Captive bead rings are open hoops that use a bead held in place by tension to close the gap; the bead is removed to open the ring and put back in place after it is inserted into the piercing. We’re not going to sugar coat it, removing a large gauge captive ring can be tricky. While smaller captive bead rings can be opened using a little force with your hands, it can be challenging to open a thick captive ring. You may need special tools to open and close rings larger than 10 gauge, and even smaller rings, like a 16g, are often easier to open with a pair of pliers made for that purpose.
To get started, make sure you have the right tools: ring opening pliers and ring closing pliers. You can find both of these pliers on our site here. Keep in mind that if you try to use other tools that are not meant for jewelry, you can scratch or damage the metal.

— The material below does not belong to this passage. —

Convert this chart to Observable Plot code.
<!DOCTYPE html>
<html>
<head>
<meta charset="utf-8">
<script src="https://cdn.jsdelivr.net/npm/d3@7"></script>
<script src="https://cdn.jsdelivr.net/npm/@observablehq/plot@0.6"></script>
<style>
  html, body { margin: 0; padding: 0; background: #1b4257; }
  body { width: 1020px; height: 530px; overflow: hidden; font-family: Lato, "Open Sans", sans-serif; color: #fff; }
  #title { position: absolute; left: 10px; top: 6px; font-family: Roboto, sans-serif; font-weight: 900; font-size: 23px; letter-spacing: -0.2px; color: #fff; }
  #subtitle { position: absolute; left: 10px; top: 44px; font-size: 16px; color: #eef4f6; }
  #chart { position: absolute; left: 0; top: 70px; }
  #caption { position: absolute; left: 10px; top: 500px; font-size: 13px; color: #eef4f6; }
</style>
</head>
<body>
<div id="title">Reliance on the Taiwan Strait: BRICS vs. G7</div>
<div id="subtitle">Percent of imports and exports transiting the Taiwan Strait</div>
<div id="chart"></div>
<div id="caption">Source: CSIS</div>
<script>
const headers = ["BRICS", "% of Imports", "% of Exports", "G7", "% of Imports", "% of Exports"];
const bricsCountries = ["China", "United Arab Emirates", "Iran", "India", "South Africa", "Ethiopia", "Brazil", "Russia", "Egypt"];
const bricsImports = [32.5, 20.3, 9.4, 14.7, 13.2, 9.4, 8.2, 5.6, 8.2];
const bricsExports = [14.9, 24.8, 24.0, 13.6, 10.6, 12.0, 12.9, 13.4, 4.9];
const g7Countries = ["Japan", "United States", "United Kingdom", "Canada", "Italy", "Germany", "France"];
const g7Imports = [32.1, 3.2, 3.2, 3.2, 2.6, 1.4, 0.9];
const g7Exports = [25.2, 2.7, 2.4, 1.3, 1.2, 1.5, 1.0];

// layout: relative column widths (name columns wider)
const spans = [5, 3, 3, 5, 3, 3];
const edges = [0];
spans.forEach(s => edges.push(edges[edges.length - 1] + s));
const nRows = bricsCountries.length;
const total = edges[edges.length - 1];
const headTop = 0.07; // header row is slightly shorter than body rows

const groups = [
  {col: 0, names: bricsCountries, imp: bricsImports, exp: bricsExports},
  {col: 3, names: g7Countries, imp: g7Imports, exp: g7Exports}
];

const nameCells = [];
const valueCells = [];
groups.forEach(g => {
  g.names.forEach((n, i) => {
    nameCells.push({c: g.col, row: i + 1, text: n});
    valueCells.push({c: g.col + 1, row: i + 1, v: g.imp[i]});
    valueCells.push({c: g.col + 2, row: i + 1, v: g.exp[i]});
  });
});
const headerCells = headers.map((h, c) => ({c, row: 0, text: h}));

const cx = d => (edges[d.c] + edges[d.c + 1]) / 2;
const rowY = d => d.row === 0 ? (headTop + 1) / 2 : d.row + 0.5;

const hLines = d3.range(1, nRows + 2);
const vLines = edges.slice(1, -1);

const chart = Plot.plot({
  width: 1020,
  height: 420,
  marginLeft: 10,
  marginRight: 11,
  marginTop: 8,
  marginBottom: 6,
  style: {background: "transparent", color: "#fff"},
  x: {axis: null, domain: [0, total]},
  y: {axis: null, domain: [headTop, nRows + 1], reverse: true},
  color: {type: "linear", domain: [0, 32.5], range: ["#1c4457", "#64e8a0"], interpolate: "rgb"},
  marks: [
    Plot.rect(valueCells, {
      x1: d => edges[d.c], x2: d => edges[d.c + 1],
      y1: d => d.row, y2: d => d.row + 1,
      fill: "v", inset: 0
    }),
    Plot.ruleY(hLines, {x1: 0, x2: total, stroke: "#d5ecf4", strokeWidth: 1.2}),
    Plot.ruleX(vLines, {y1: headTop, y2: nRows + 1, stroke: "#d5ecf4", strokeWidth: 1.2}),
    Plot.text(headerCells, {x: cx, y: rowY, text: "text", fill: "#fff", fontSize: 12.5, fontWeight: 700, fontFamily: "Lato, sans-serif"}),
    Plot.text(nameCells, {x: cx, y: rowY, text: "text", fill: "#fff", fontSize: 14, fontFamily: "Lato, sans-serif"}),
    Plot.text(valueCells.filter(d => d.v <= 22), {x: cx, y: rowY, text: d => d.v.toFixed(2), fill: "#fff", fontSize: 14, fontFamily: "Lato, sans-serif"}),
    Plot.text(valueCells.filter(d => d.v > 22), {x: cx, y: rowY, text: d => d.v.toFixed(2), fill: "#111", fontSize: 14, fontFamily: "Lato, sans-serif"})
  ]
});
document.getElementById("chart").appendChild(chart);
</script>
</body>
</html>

Start by sliding the opening pliers into the ring and placing the edges of the ring into the grooves of the opening pliers. Gently squeeze the pliers to open the ring. The bead will pop out of the ring. Once the bead is out, move the ring so that your skin passes through it. If the area isn’t wide enough, open the ring a little more using the pliers. Be careful not to open it too much as it can distort the shape of the ring.

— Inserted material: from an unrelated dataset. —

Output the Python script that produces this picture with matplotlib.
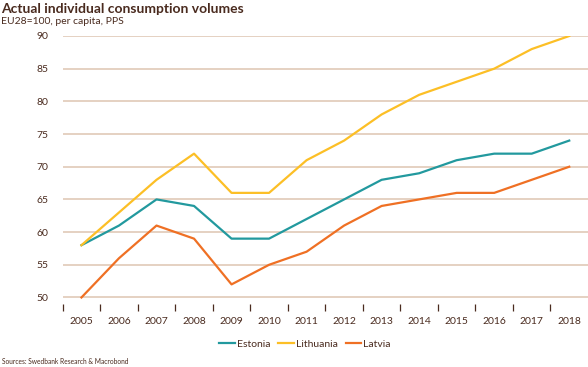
import matplotlib
matplotlib.use("Agg")
import matplotlib.pyplot as plt
from matplotlib.ticker import FixedLocator

years = [str(y) for y in range(2005, 2019)]
estonia = [58, 61, 65, 64, 59, 59, 62, 65, 68, 69, 71, 72, 72, 74]
lithuania = [58, 63, 68, 72, 66, 66, 71, 74, 78, 81, 83, 85, 88, 90]
latvia = [50, 56, 61, 59, 52, 55, 57, 61, 64, 65, 66, 66, 68, 70]
yticks = [50, 55, 60, 65, 70, 75, 80, 85, 90]

TXT = "#4a2b1f"
GRID = "#e0cab8"
plt.rcParams['font.family'] = ['Lato', 'DejaVu Sans']

fig = plt.figure(figsize=(5.88, 3.67), dpi=100)
ax = fig.add_axes([62.7/588, 1-304/367, 1-62.7/588, (304-36)/367])

x = list(range(len(years)))
ax.plot(x, estonia, color="#22999e", lw=1.6, label="Estonia")
ax.plot(x, lithuania, color="#fcbf26", lw=1.6, label="Lithuania")
ax.plot(x, latvia, color="#ef7024", lw=1.6, label="Latvia")

ax.set_xlim(-0.5, 13.5)
ax.set_ylim(49, 90)
for y in yticks:
    ax.axhline(y, color=GRID, lw=1.2, zorder=0)
ax.set_yticks(yticks)
ax.set_xticks(x)
ax.set_xticklabels(years)
ax.xaxis.set_minor_locator(FixedLocator([i - 0.5 for i in x]))
ax.tick_params(axis="x", which="major", length=0, pad=9, labelsize=7.5, labelcolor=TXT)
ax.tick_params(axis="x", which="minor", length=5, width=0.9, color=TXT, direction="out")
ax.tick_params(axis="y", length=0, pad=10, labelsize=7.5, labelcolor=TXT)
for s in ax.spines.values():
    s.set_visible(False)

fig.text(0.002, 1-9/367, "Actual individual consumption volumes", fontsize=10, fontweight="bold",
         color=TXT, va="center", ha="left")
fig.text(0.002, 1-22/367, "EU28=100, per capita, PPS", fontsize=7.5, color=TXT, va="center", ha="left")
fig.text(0.004, 1-362/367, "Sources: Swedbank Research & Macrobond", fontsize=4.8, color=TXT, va="center", ha="left")

leg = fig.legend(loc="center", bbox_to_anchor=(305/588, 1-344/367), ncol=3, frameon=False,
                 fontsize=7.5, handlelength=1.5, handletextpad=0.15, columnspacing=0.8)
for t in leg.get_texts():
    t.set_color(TXT)

fig.savefig("out.png", dpi=100)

To close the ring and put the bead back in, you will need to use the ring closing pliers. Set the ring between the notches of the closing pliers. Squeeze the pliers to close the ring slightly. The open segment of the ring should be slightly smaller than the diameter of the bead. Next, locate the dimples on each side of the bead. Align these divots with the open sides of the ring and push the bead between them. The bead should pop right in and close the ring.
If you’re having trouble removing your captive ring or don’t have the right tools, we recommend going to your piercer to remove the captive ring.
If the process of removing captive rings hasn’t scared you off and you want to shop for more captive bead ring styles, check out our collection here.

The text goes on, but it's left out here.